The stigma of being an old maid is slowly fading in Turkey.
Brides and bridegrooms leave the stage during their wedding ceremony in Ankara, August 6, 2006. 206 couples married together with an annual ceremony organised by Ankara municipality. REUTERS/Umit Bektas  (TURKEY) - RTR1G5N0

What is the first duty of every proper Turkish girl? “Play hard to get with suitors for her hand in marriage!” The best-selling book “Kocan Kadar Konus" (You are only as good as your husband) has been talked about by women, young and old, since early 2014. The movie version of the book was released March 20. The book advises single women on how to tie the knot with Prince Charming, but the rules are counterintuitive: First and foremost, you do not want to give the impression you are available. Guidelines suggest that “if you want to be caught [by a prospective husband], run away.” Also, “Never reply to his text messages or calls immediately, wait at least 30 minutes. Keep him in suspense.” Teasing the suitor is strongly advised. “Show off how pretty you are, but never let him touch you.” Then come the planned tantrums — “make sure he struggles to please you, don't be easy.”
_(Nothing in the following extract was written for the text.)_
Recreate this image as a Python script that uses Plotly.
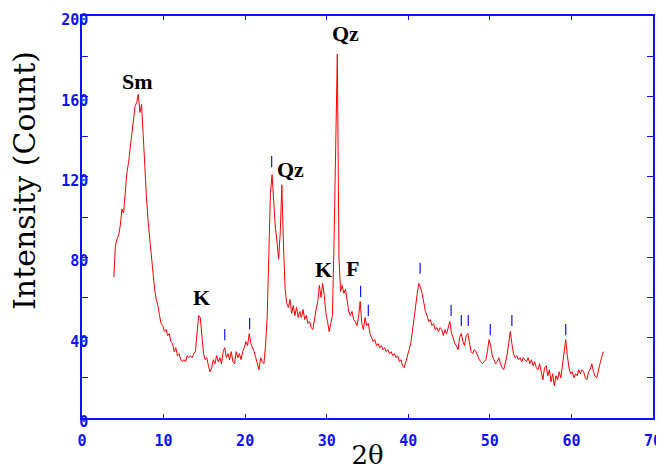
import plotly.graph_objects as go

# XRD pattern: intensity sampled every 0.2 deg 2-theta starting at 3.9
two_theta_start = 3.9
two_theta_step = 0.2
intensity = [
    70, 86, 89, 91, 96, 104, 102, 113, 122, 127,
    134, 141, 149, 155, 157, 161, 152, 156, 141, 124,
    110, 98, 89, 80, 71, 64, 59, 56, 51, 47,
    46, 43, 44, 41, 42, 38, 37, 33, 35, 31,
    32, 29, 28, 29, 28, 31, 30, 31, 30, 32,
    33, 42, 51, 50, 40, 32, 29, 30, 26, 23,
    25, 29, 27, 31, 28, 30, 27, 33, 35, 30,
    32, 29, 33, 28, 27, 33, 30, 32, 29, 33,
    35, 38, 36, 42, 37, 35, 33, 30, 27, 24,
    30, 28, 27, 36, 50, 78, 112, 121, 106, 95,
    88, 79, 92, 116, 86, 64, 57, 55, 59, 52,
    56, 51, 55, 50, 53, 50, 54, 49, 51, 47,
    48, 45, 44, 50, 54, 58, 66, 60, 67, 61,
    52, 48, 43, 47, 51, 88, 145, 181, 80, 63,
    66, 62, 64, 57, 53, 51, 53, 49, 48, 46,
    50, 58, 47, 44, 50, 46, 47, 42, 40, 38,
    39, 36, 37, 35, 36, 34, 35, 33, 34, 32,
    33, 31, 32, 30, 31, 28, 29, 26, 25, 28,
    30, 33, 37, 43, 50, 56, 62, 67, 65, 62,
    58, 53, 51, 48, 49, 46, 47, 44, 45, 43,
    45, 44, 41, 44, 42, 45, 48, 42, 40, 37,
    36, 34, 40, 42, 38, 36, 41, 42, 37, 33,
    32, 34, 33, 31, 29, 28, 27, 28, 29, 33,
    39, 36, 31, 29, 27, 28, 30, 27, 25, 24,
    28, 31, 37, 43, 37, 32, 30, 31, 29, 30,
    28, 30, 29, 28, 30, 27, 29, 26, 28, 25,
    24, 27, 23, 19, 25, 26, 21, 24, 18, 22,
    16, 21, 19, 23, 20, 26, 33, 39, 31, 25,
    22, 23, 20, 22, 21, 24, 22, 24, 23, 20,
    19, 23, 24, 27, 23, 21, 20, 24, 27, 30, 33,
]

# Reflection position markers (blue dashes)
marker_x = [17.5, 20.55, 23.25, 34.15, 35.1, 41.45, 45.25, 46.5, 47.35, 50.05, 52.7, 59.3]
marker_y = [41.5, 47, 127.5, 63, 53.5, 74.5, 53.5, 48.5, 48.5, 44, 48.5, 44]

# Phase labels
label_text = ["Sm", "K", "Qz", "K", "F", "Qz"]
label_x = [6.85, 14.65, 25.6, 29.6, 33.1, 32.3]
label_y = [167.5, 60, 123.5, 74, 74.5, 191.5]

x_ticks = [0, 10, 20, 30, 40, 50, 60, 70]
y_ticks = [0, 40, 80, 120, 160, 200]

BLUE = "#1010ff"

fig = go.Figure()
fig.add_trace(go.Scatter(
    y=intensity, x0=two_theta_start, dx=two_theta_step,
    mode="lines", line=dict(color="#ff0000", width=1),
    showlegend=False, hoverinfo="x+y",
))
fig.add_trace(go.Scatter(
    x=marker_x, y=marker_y, mode="markers",
    marker=dict(symbol="line-ns", size=8, line=dict(color=BLUE, width=1.2)),
    showlegend=False,
))

for t, xx, yy in zip(label_text, label_x, label_y):
    fig.add_annotation(
        x=xx, y=yy, text=t, showarrow=False,
        font=dict(family="Liberation Serif", size=22, color="black", weight="bold"),
    )

# Y axis title
fig.add_annotation(
    xref="paper", yref="paper", x=-0.1016, y=0.592,
    text="Intensity (Count)", textangle=-90, showarrow=False,
    font=dict(family="DejaVu Serif", size=30, color="black"),
    xanchor="center", yanchor="middle",
)

tickfont = dict(family="DejaVu Sans Mono", size=15, color=BLUE, weight="bold")

# page has an 8px body margin, so the figure is sized to fit the window
fig.update_layout(
    width=656, height=462,
    margin=dict(l=74, r=11, t=8, b=52, autoexpand=False),
    paper_bgcolor="white", plot_bgcolor="white",
    xaxis=dict(
        range=[0, 70], tickvals=x_ticks, ticks="inside", ticklen=4,
        tickcolor=BLUE, tickwidth=1, showline=True, linecolor=BLUE, linewidth=1.5,
        mirror="allticks", showgrid=False, zeroline=False, automargin=False,
        tickfont=tickfont, ticklabelstandoff=8,
        title=dict(text="2θ", font=dict(family="DejaVu Serif", size=26, color="black"), standoff=12),
    ),
    yaxis=dict(
        range=[0, 200], tickvals=y_ticks, ticks="inside", ticklen=6,
        tickcolor=BLUE, tickwidth=1, showline=True, linecolor=BLUE, linewidth=1.5,
        mirror="allticks", showgrid=False, zeroline=False, automargin=False,
        tickfont=tickfont, ticklabelstandoff=-11, ticklabelshift=4,
        minor=dict(dtick=20, ticks="inside", ticklen=6, tickcolor=BLUE, showgrid=False),
    ),
)

fig.write_html("out.html")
Indeed, this satirical book of advice for single women may be validated with a recent decree from the official Turkish Language Institute. In the updated Turkish dictionary, the institute defined the word "available, up for it" (musait) as “a woman who is ready to flirt, easy to flirt with.” Who would want to be "musait" after reading this definition? Although the definition caused a stir in Turkey, it seems the book also advises single women not to appear available, but rather appear uninterested in their prospective spouses. The book was criticized for style of prose and being too simplistic. However, it has been dominating social media and newspaper columns since its release. Readers have frequently commented that “the book captures our real life experiences.”